People who are older have to deal with ageism. Those of us fresh out of college have to deal with it too. Some people don’t think we’re capable of much. Some really underestimate our ability. It’s not fun.
So here are some things that we can do in our twenties to prove all those haters wrong.
Keep Your Word
Did you just say you were going to do something? Awesome! Now do it. There’s nothing more frustrating to a boss than an employee who says they’ll take care of something and then doesn’t. Be mindful of the commitments you make and have excellent follow-through. Your boss will be much more likely to continue giving you great assignments if they believe that you’ll really get it done.
Don’t Be Afraid to Ask For More Work
People, especially us in our twenties, tend to avoid voicing our work needs because we’re afraid that our bosses will think we’re annoying. Regardless of how busy your boss is, real leaders will take the time to listen to you. If you feel that you’re not being challenged, let it be known. If you want more work and more assignments, say it. That’s the only way you’re going to be given more opportunities. Don’t be afraid to be known as the employee who’s hungry for growth opportunities.
For The Love of God, Avoid Gossiping At All Costs
Having worked in a big-girl-real-life job for about 4 years now, it’s beyond sad to me how some “grown-ups” behave at work. I mean, it’s really worse than high school- or at least, high school all over again. If you want to get noticed at work as that all-star employee, avoid the gossiping at all costs. Keep yourself put together and avoid any kind of negative behavior that your co-workers are participating in. People twice your age will act like kids- you don’t need to be one of them. You’re a professional, so act like it.
Read Up On Your Industry
Read books. Read magazines. Read journal articles. Read at home. Read before bed. Read during your lunch break. You should be known as an expert in your field, and the only way to do that is to be constantly learning. Things change quickly, and if you stay on top of current industry happenings, you’ll be the perfect person to turn to when your boss needs to know what’s up.

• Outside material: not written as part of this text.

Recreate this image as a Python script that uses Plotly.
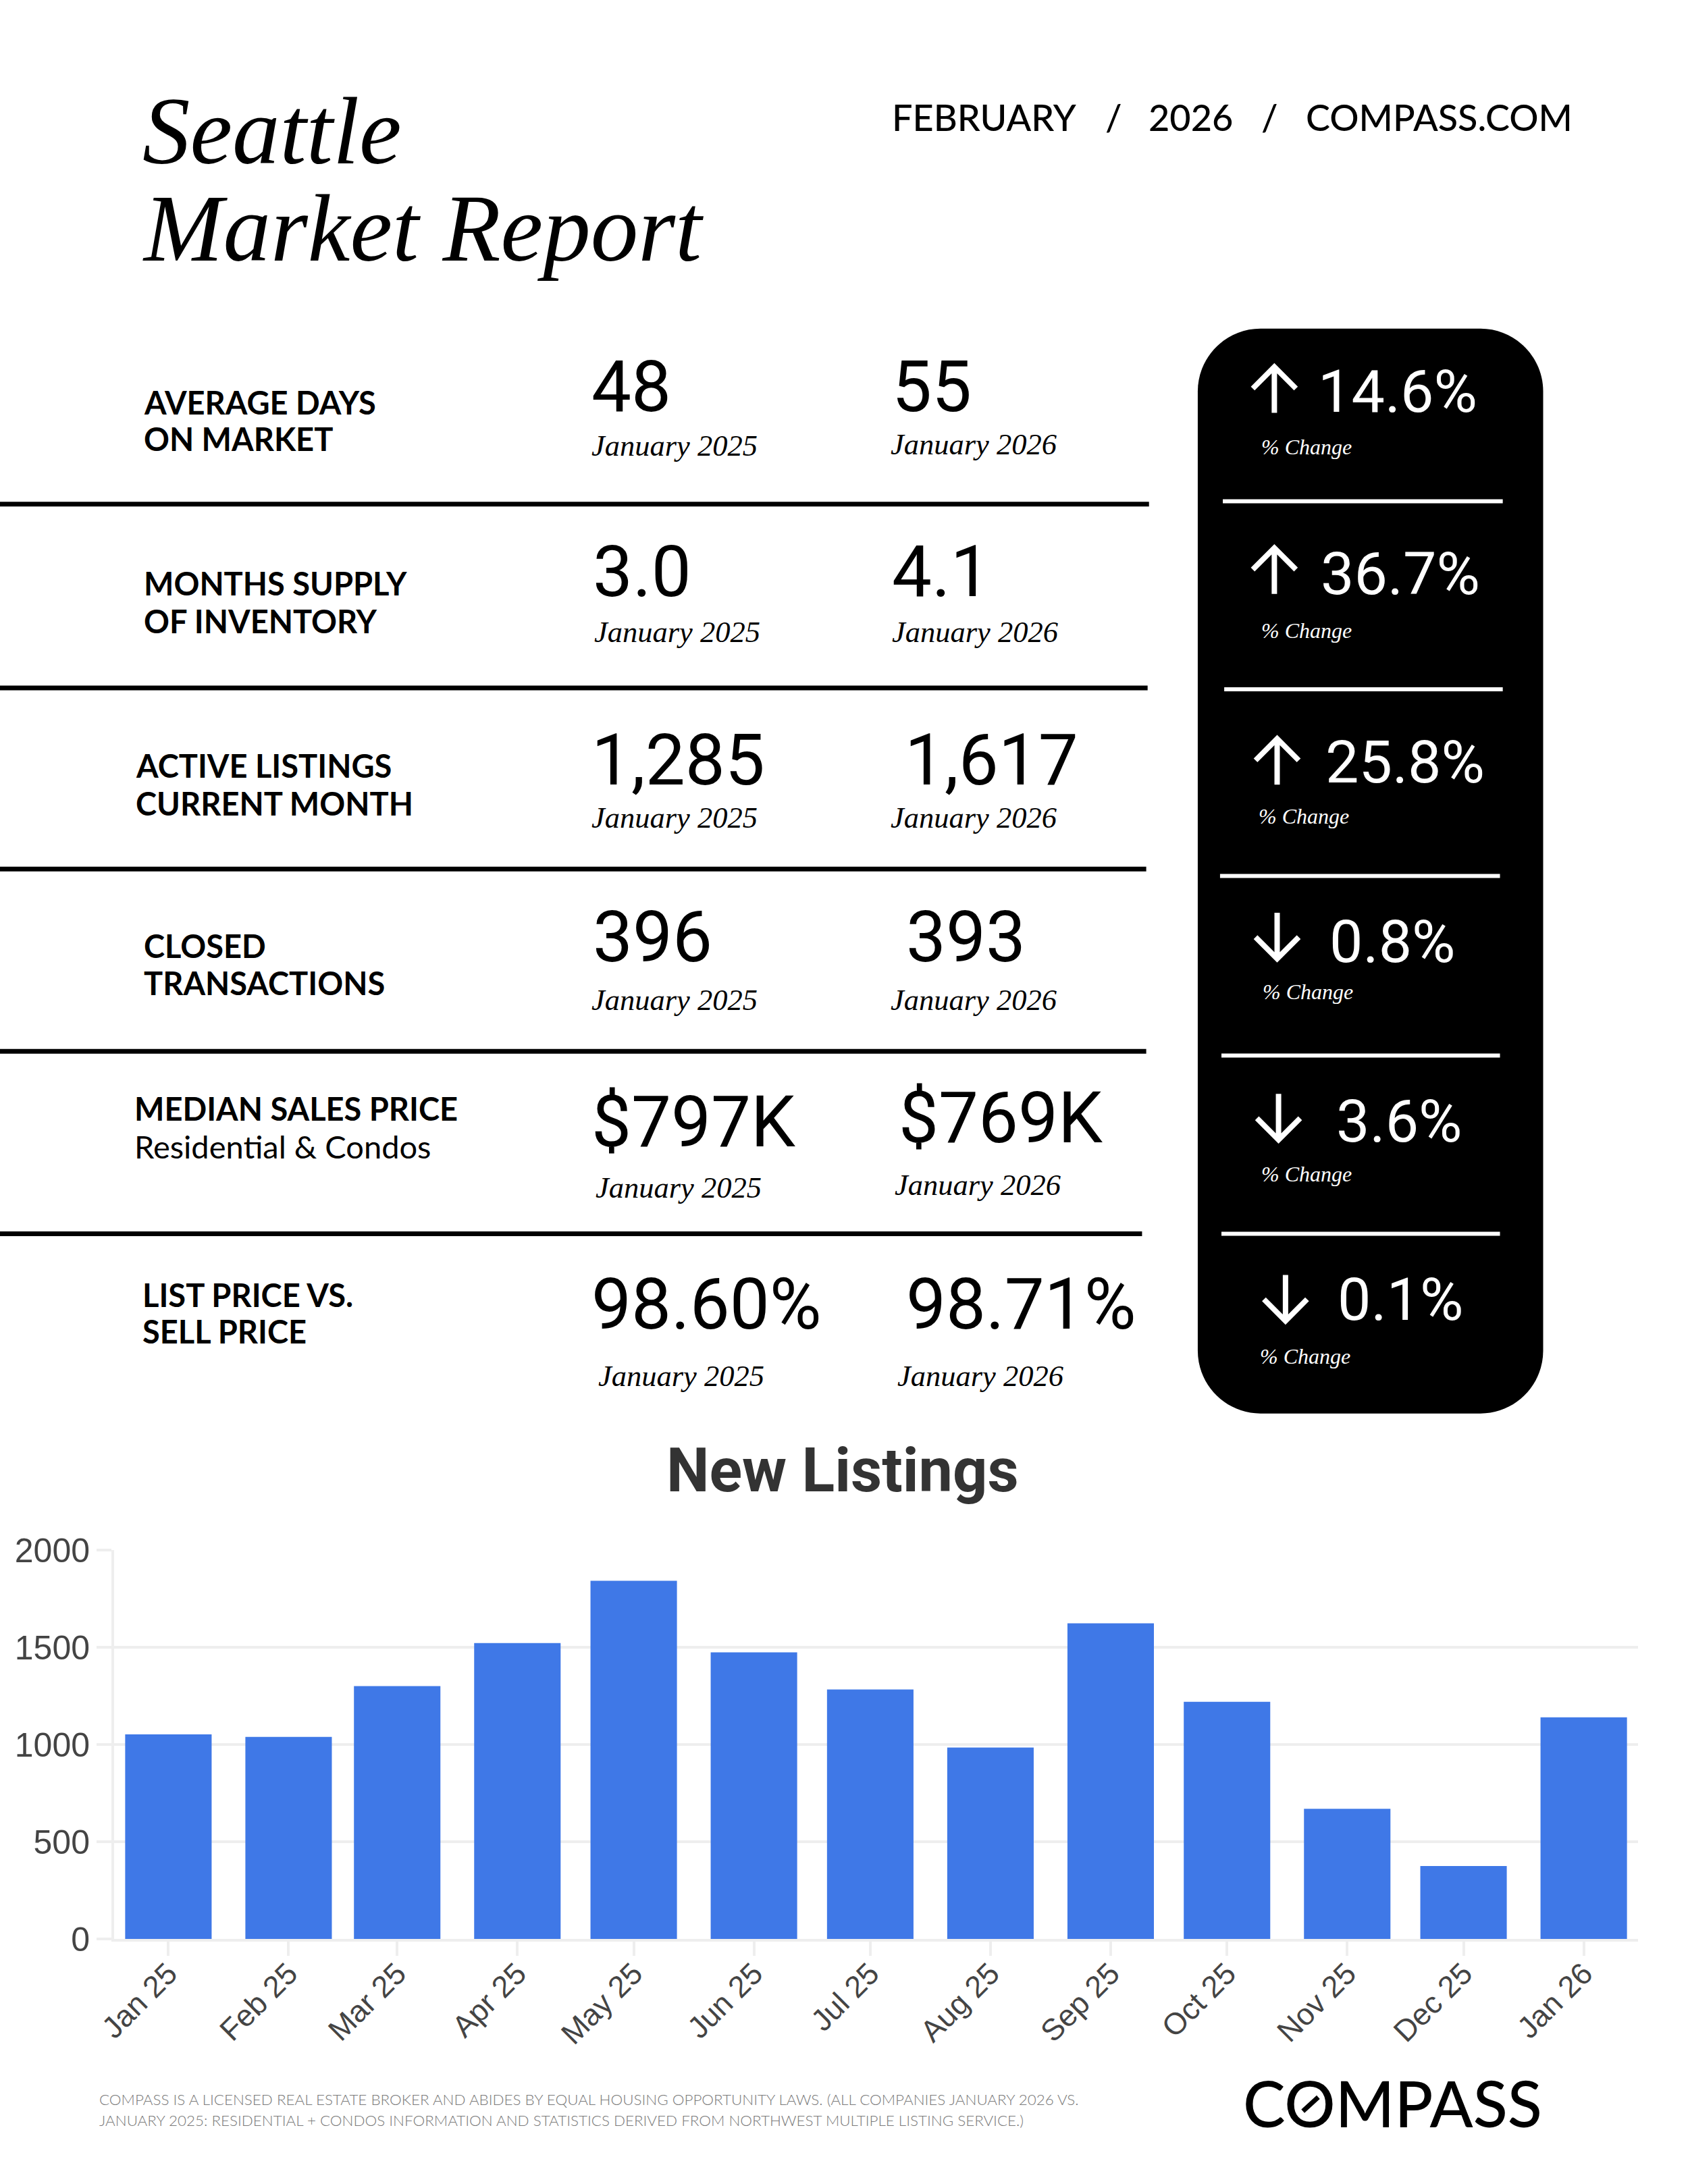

Be Willing To Do The Work No One Wants To Do
I get it… no one wants to be the guy who takes out the trash on Friday… no one wants to be the guy who works with that difficult client… That new project that seems impossible? No one wants it. Not a single soul. And that’s exactly why YOU SHOULD DO IT.
Put a nice big smile on your face and get those things done, because if you say yes to those awful tasks, you will get noticed, and better opportunities and more responsibility will be given to you.
Your boss needs to know that you’re a team player. She needs to know that you can do the annoying stuff before she can fully depend on you to tackle the stuff you’d really love to do.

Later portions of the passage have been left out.